Omit pictures and quote the listing below line by line, from its start through the line that holds "fig = go.Figure()".
##########
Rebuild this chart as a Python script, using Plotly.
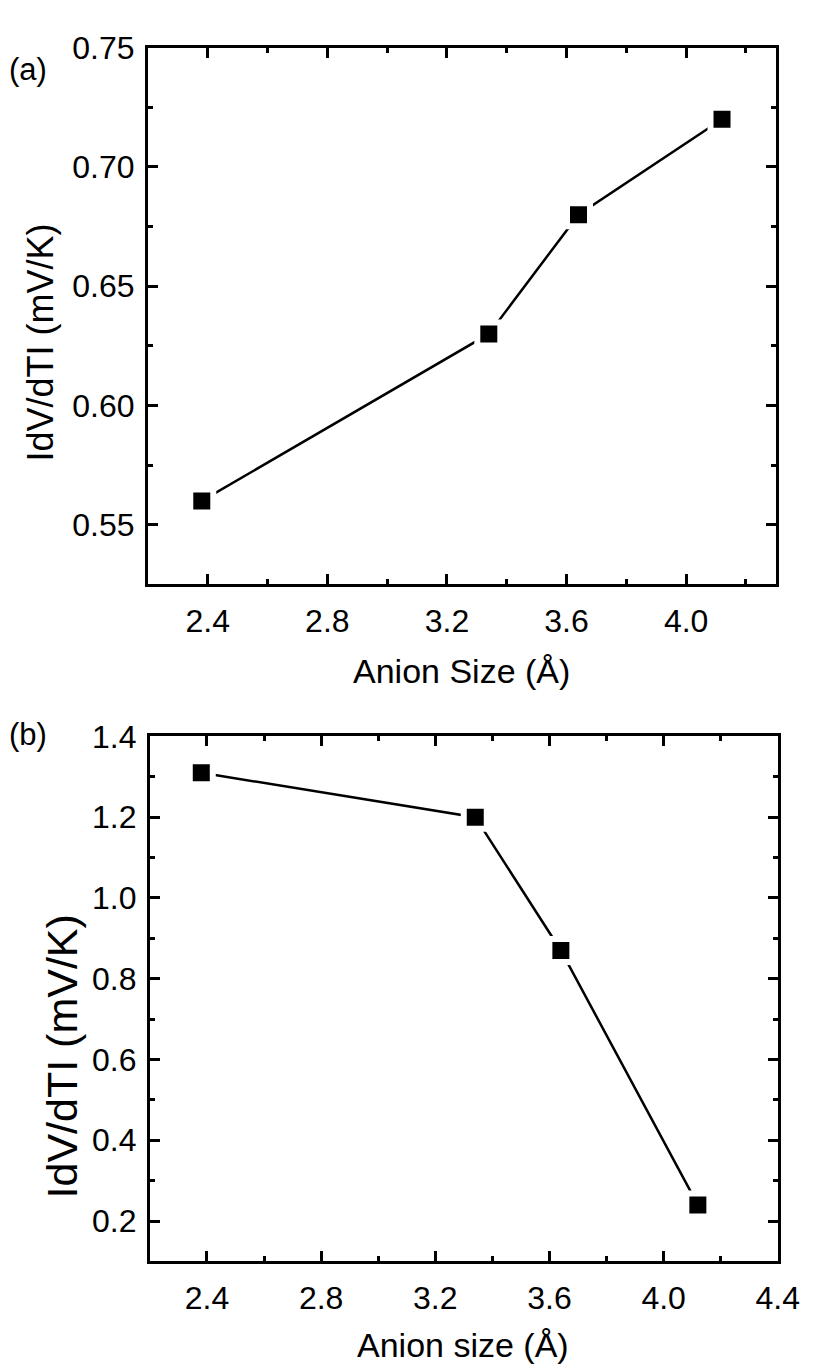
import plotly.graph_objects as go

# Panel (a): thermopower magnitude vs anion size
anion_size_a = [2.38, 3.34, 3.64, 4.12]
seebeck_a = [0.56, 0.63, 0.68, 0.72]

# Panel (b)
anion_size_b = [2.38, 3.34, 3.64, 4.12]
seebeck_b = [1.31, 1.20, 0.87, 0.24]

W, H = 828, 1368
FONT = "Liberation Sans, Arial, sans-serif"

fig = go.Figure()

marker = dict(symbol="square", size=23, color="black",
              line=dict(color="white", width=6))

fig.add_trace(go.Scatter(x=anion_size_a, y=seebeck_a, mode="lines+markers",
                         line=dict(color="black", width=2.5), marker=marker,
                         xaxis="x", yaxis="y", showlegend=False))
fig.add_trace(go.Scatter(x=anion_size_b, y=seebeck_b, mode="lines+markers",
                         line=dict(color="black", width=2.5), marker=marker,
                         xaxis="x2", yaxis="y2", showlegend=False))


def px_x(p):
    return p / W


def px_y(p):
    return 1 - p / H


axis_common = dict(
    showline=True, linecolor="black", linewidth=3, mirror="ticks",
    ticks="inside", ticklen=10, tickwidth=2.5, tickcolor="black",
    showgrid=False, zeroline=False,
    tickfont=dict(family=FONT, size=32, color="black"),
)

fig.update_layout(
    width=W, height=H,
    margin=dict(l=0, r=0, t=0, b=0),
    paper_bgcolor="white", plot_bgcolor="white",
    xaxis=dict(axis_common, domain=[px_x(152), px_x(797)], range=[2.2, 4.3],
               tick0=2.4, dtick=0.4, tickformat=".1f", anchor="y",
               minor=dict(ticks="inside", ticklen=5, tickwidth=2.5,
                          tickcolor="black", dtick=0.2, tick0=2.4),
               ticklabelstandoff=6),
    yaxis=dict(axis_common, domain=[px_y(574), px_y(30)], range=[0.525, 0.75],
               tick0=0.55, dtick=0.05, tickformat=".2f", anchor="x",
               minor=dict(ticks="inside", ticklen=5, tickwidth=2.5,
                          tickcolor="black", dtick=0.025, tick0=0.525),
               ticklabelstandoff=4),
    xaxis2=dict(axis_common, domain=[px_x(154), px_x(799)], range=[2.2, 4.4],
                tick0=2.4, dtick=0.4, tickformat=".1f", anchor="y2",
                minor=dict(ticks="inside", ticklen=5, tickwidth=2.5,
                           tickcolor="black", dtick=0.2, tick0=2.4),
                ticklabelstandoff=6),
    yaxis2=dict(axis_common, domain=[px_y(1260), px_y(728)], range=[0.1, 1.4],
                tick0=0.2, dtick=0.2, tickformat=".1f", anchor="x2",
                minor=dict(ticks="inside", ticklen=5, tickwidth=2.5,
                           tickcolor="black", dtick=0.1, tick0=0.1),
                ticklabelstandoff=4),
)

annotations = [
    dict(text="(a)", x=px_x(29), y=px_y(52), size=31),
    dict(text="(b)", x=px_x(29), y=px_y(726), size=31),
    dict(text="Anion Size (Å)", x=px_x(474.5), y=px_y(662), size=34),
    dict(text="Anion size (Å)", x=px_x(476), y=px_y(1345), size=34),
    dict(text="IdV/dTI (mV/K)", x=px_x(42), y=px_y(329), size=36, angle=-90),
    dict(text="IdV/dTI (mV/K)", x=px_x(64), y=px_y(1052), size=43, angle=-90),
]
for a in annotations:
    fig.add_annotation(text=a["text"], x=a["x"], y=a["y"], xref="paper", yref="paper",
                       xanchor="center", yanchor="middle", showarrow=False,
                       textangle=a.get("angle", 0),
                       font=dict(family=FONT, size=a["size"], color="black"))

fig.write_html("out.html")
##########
Answer for the task:
Rebuild this chart as a Python script, using Plotly.
import plotly.graph_objects as go

# Panel (a): thermopower magnitude vs anion size
anion_size_a = [2.38, 3.34, 3.64, 4.12]
seebeck_a = [0.56, 0.63, 0.68, 0.72]

# Panel (b)
anion_size_b = [2.38, 3.34, 3.64, 4.12]
seebeck_b = [1.31, 1.20, 0.87, 0.24]

W, H = 828, 1368
FONT = "Liberation Sans, Arial, sans-serif"

fig = go.Figure()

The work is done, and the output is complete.